In a closed-door interview with the House Judiciary and Oversight committees, McCabe said he learned of Strzok’s text messages on July 27, 2017, and made a quick decision.

“I made the decision to remove him from the investigation that evening,” McCabe said at the time.

“That very day you decided to remove him?” Rep. Jamie Raskin (D-Md.) asked.

“I came back from my meeting with the inspector general. I met with a very small group of my fellow leaders. We discussed Peter’s reassignment, and we discussed where we would place him,” McCabe replied.

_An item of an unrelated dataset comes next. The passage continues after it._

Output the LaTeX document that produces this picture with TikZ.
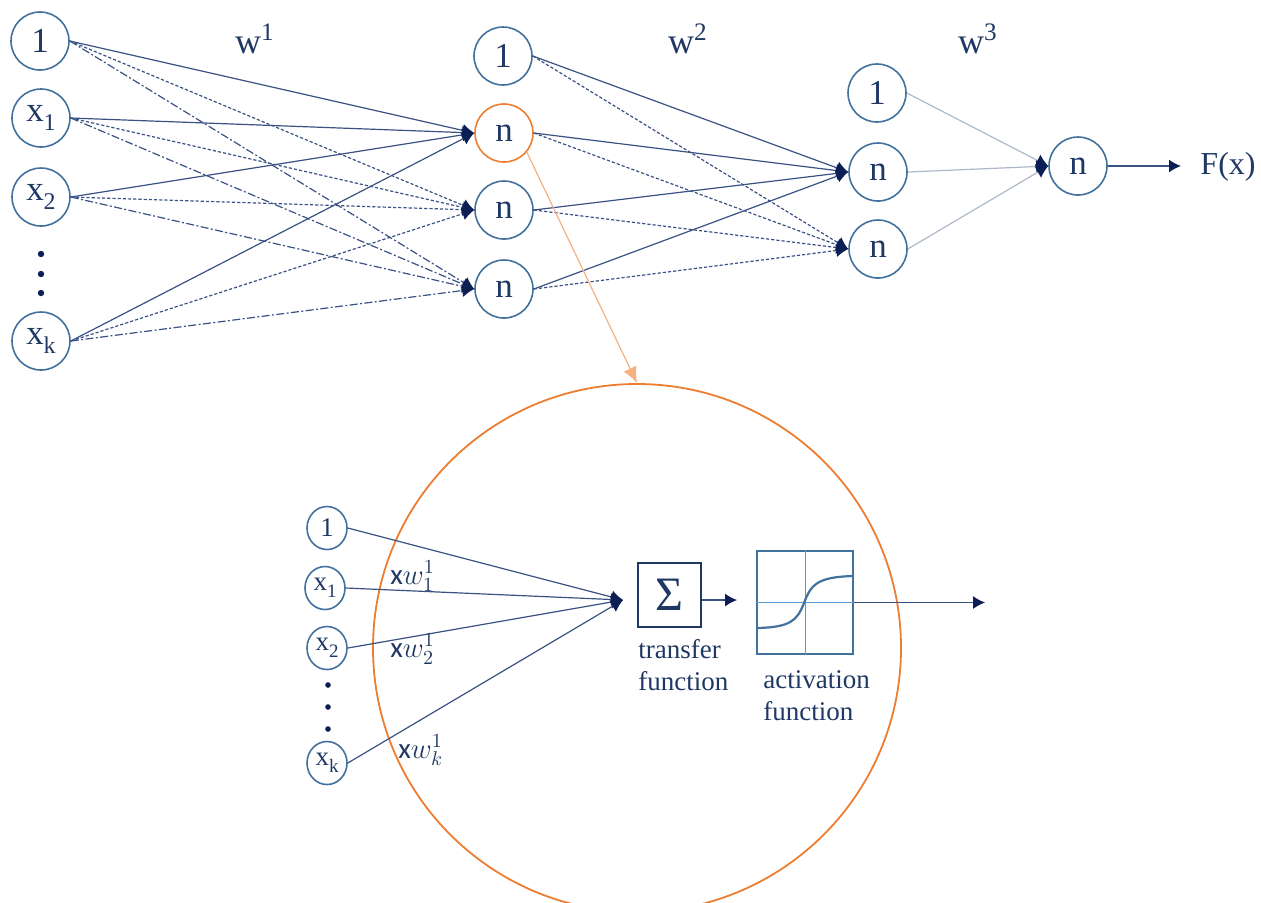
\documentclass[tikz,border=0pt]{standalone}
\usepackage{fontspec}
\setmainfont{Liberation Serif}
\newfontfamily\carlitofont{Carlito}
\usetikzlibrary{arrows.meta,shapes.geometric}
\definecolor{nodeblue}{HTML}{41719C}
\definecolor{navytext}{HTML}{1F3864}
\definecolor{edgeblue}{HTML}{3A5183}
\definecolor{tipnavy}{HTML}{0B1F55}
\definecolor{orng}{HTML}{ED7D31}
\definecolor{lorng}{HTML}{F4B183}
\definecolor{lightedge}{HTML}{ADB9CA}
\definecolor{axisblue}{HTML}{5B9BD5}
\newcommand\lsub[1]{\raisebox{-4.5pt}{\fontsize{12}{12}\selectfont #1}}
\newcommand\ssub[1]{\raisebox{-3.5pt}{\fontsize{9.5}{9.5}\selectfont #1}}
\begin{document}
\begin{tikzpicture}[x=0.5pt,y=-0.5pt,
  neuron/.style={circle,draw=nodeblue,line width=0.8pt,minimum size=29pt,inner sep=0pt,text=navytext,font=\fontsize{17.5}{17.5}\selectfont},
  hot/.style={neuron,draw=orng},
  sneuron/.style={ellipse,draw=nodeblue,line width=0.8pt,minimum width=20pt,minimum height=21.5pt,inner sep=0pt,text=navytext,font=\fontsize{13.5}{13.5}\selectfont},
  wlabel/.style={anchor=base,inner sep=0pt,text=navytext,font=\fontsize{18}{18}\selectfont},
  xwlabel/.style={anchor=base west,inner sep=0pt,text=navytext,font=\fontsize{14.5}{14.5}\selectfont},
  caption/.style={anchor=base west,inner sep=0pt,text=navytext,font=\fontsize{13.5}{13.5}\selectfont},
  conn/.style={draw=edgeblue,line width=0.6pt,-{Latex[length=6pt,width=6.5pt,color=tipnavy]}},
  lconn/.style={draw=lightedge,line width=0.6pt,-{Latex[length=6pt,width=6.5pt,color=tipnavy]}},
  dotl/.style={dash pattern=on 1.6pt off 1pt},
  dashdotl/.style={dash pattern=on 4pt off 1.2pt on 1pt off 1.2pt},
  bigdot/.style={circle,fill=tipnavy,inner sep=0pt,minimum size=3.2pt},
  smalldot/.style={circle,fill=tipnavy,inner sep=0pt,minimum size=2.8pt}]
\useasboundingbox (0,0) rectangle (1261,902);

% ---------- layer 1 ----------
\node[neuron] (i0) at (40,41) {1};
\node[neuron] (i1) at (41,118) {x\lsub{1}};
\node[neuron] (i2) at (41,197) {x\lsub{2}};
\node[neuron] (ik) at (41,341) {x\lsub{k}};
\node[bigdot] (d1) at (41,254) {};
\node[bigdot] (d2) at (41,274) {};
\node[bigdot] (d3) at (41,293) {};

% ---------- layer 2 ----------
\node[neuron] (h0) at (503,56) {1};
\node[hot] (h1) at (504,133) {n};
\node[neuron] (h2) at (504,210) {n};
\node[neuron] (h3) at (504,289) {n};

% ---------- layer 3 ----------
\node[neuron] (m0) at (877,93) {1};
\node[neuron] (m1) at (878,172) {n};
\node[neuron] (m2) at (878,249) {n};

% ---------- output ----------
\node[neuron] (out) at (1078,166) {n};
\node[inner sep=0pt,text=navytext,font=\fontsize{16}{16}\selectfont] (fx) at (1228,167) {F(x)};
\coordinate (fxin) at (1181,166);

% weight labels
\node[wlabel] (w1) at (255,53) {w\textsuperscript{1}};
\node[wlabel] (w2) at (688,53) {w\textsuperscript{2}};
\node[wlabel] (w3) at (978,53) {w\textsuperscript{3}};

% ---------- edges layer 1 -> 2 ----------
\draw[conn] (i0.east) -- (h1.west);
\draw[conn,dotl] (i0.east) -- (h2.west);
\draw[conn,dashdotl] (i0.east) -- (h3.west);
\draw[conn] (i1.east) -- (h1.west);
\draw[conn,dotl] (i1.east) -- (h2.west);
\draw[conn,dashdotl] (i1.east) -- (h3.west);
\draw[conn] (i2.east) -- (h1.west);
\draw[conn,dotl] (i2.east) -- (h2.west);
\draw[conn,dashdotl] (i2.east) -- (h3.west);
\draw[conn] (ik.east) -- (h1.west);
\draw[conn,dotl] (ik.east) -- (h2.west);
\draw[conn,dashdotl] (ik.east) -- (h3.west);

% ---------- edges layer 2 -> 3 ----------
\draw[conn] (h0.east) -- (m1.west);
\draw[conn,dotl] (h0.east) -- (m2.west);
\draw[conn] (h1.east) -- (m1.west);
\draw[conn,dotl] (h1.east) -- (m2.west);
\draw[conn] (h2.east) -- (m1.west);
\draw[conn,dotl] (h2.east) -- (m2.west);
\draw[conn] (h3.east) -- (m1.west);
\draw[conn,dotl] (h3.east) -- (m2.west);

% ---------- edges layer 3 -> output ----------
\draw[lconn] (m0.east) -- (out.west);
\draw[lconn] (m1.east) -- (out.west);
\draw[lconn] (m2.east) -- (out.west);
\draw[conn,line width=0.75pt] (out.east) -- (fxin);

% ---------- zoom circle ----------
\node[circle,draw=orng,line width=0.9pt,minimum size=264pt,inner sep=0pt] (zoomc) at (637,648) {};
\draw[draw=lorng,line width=0.6pt,-{Latex[length=8pt,width=7pt,color=lorng]}] (h1.-40) -- (zoomc.north);

% ---------- single neuron detail ----------
\node[sneuron] (s0) at (327,528) {1};
\node[sneuron] (s1) at (325,588) {x\ssub{1}};
\node[sneuron] (s2) at (327,648) {x\ssub{2}};
\node[sneuron] (sk) at (327,763) {x\ssub{k}};
\node[smalldot] (e1) at (328,685) {};
\node[smalldot] (e2) at (328,707) {};
\node[smalldot] (e3) at (328,729) {};
\coordinate (conv) at (623,600);

\draw[conn] (s0.east) -- (conv);
\draw[conn] (s1.east) -- (conv);
\draw[conn] (s2.east) -- (conv);
\draw[conn] (sk.east) -- (conv);

\node[xwlabel] (xw1) at (390,584) {{\carlitofont x}$w^{1}_{1}$};
\node[xwlabel] (xw2) at (390,657) {{\carlitofont x}$w^{1}_{2}$};
\node[xwlabel] (xwk) at (398,758) {{\carlitofont x}$w^{1}_{k}$};

\node[draw=navytext,line width=0.85pt,minimum width=31.5pt,minimum height=32pt,inner sep=0pt,text=navytext,font=\fontsize{24}{24}\selectfont] (sig) at (669.5,595) {Σ};
\coordinate (sigend) at (737,600);
\draw[conn,line width=0.65pt] (sig.east |- sigend) -- (sigend);

\node[draw=nodeblue,line width=0.9pt,minimum width=48pt,minimum height=51.5pt,inner sep=0pt] (act) at (805,602.5) {};
\draw[axisblue,line width=0.5pt] (act.west) -- (act.east);
\draw[axisblue,line width=0.5pt] (act.north) -- (act.south);
\draw[nodeblue,line width=1.1pt] (758,628) .. controls (790,627) and (797,621) .. (804,603) .. controls (811,584) and (818,577) .. (853,576);
\coordinate (outend) at (985,602.5);
\draw[conn,line width=0.65pt] (act.east) -- (outend);

\node[caption] (tf1) at (638,658) {transfer};
\node[caption] (tf2) at (638,690) {function};
\node[caption] (af1) at (763,688) {activation};
\node[caption] (af2) at (763,720) {function};
\end{tikzpicture}
\end{document}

He was apparenty placed in a job without duties in Human Resources. McCabe himself was fired by then-Attorney General Sessions on March 16, 2020, but his entire tenure as Deputy FBI Director and then Acting Director had been dogged by allegations of conflict of interest with the Clinton Foundation.

Here's what we know. There was a successful effort to push Michael Flynn out as National Security Adviser early in the Trump administration, but that really appears to have given Trump a heads-up, probably from people like Devin Nunes, on what was really going on, because Trump seems rather quickly to have begun to make changes, the first of which was made public when he fired James Comey on May 9, but this was followed by other terminations and reassignments in July. Yates, whether coincidentally or not, had already resigned before the February meeting with Pence.

What did Trump know about concrete plans to push him out, either for treason via impeachment, or via the 25th Amendment, in late winter and spring of 2016, using claims that he was a Russian agent? It's hard to avoid speculating that the meeting of McCabe, Yates, McCord, Pence, and Priebus on February 13 was at minimum an attempt to groom Priebus, as Trump's Chief of Staff, and Pence, as Vice President, for a try at a 25th Amendment removal based on the idea that Trump was a Russian agent. At least this failed, even if it succereded in pushing Flynn out, and it resulted in removal of what Trunp must already have known were key players. (Pence's position was unknown, but he could not have been fired, having been separately elected to constitutional office as vice president. Certainly Trump never considered him as a runniong mate in 2024.)

This says to me that the current Trump team in the FBI, CIA, and Office of the Director of National Intelligence know a great deal more than they're letting on, because the Trump team has known a lot of this since his first term. In fact, it's no coincidence that people like Patel, Ratcliffe, and Nunes, who had been part of congressional investigations in the first term, are on the team now. It also suggests that they're a lot closer to prosecution than anyone on the outside now thinks.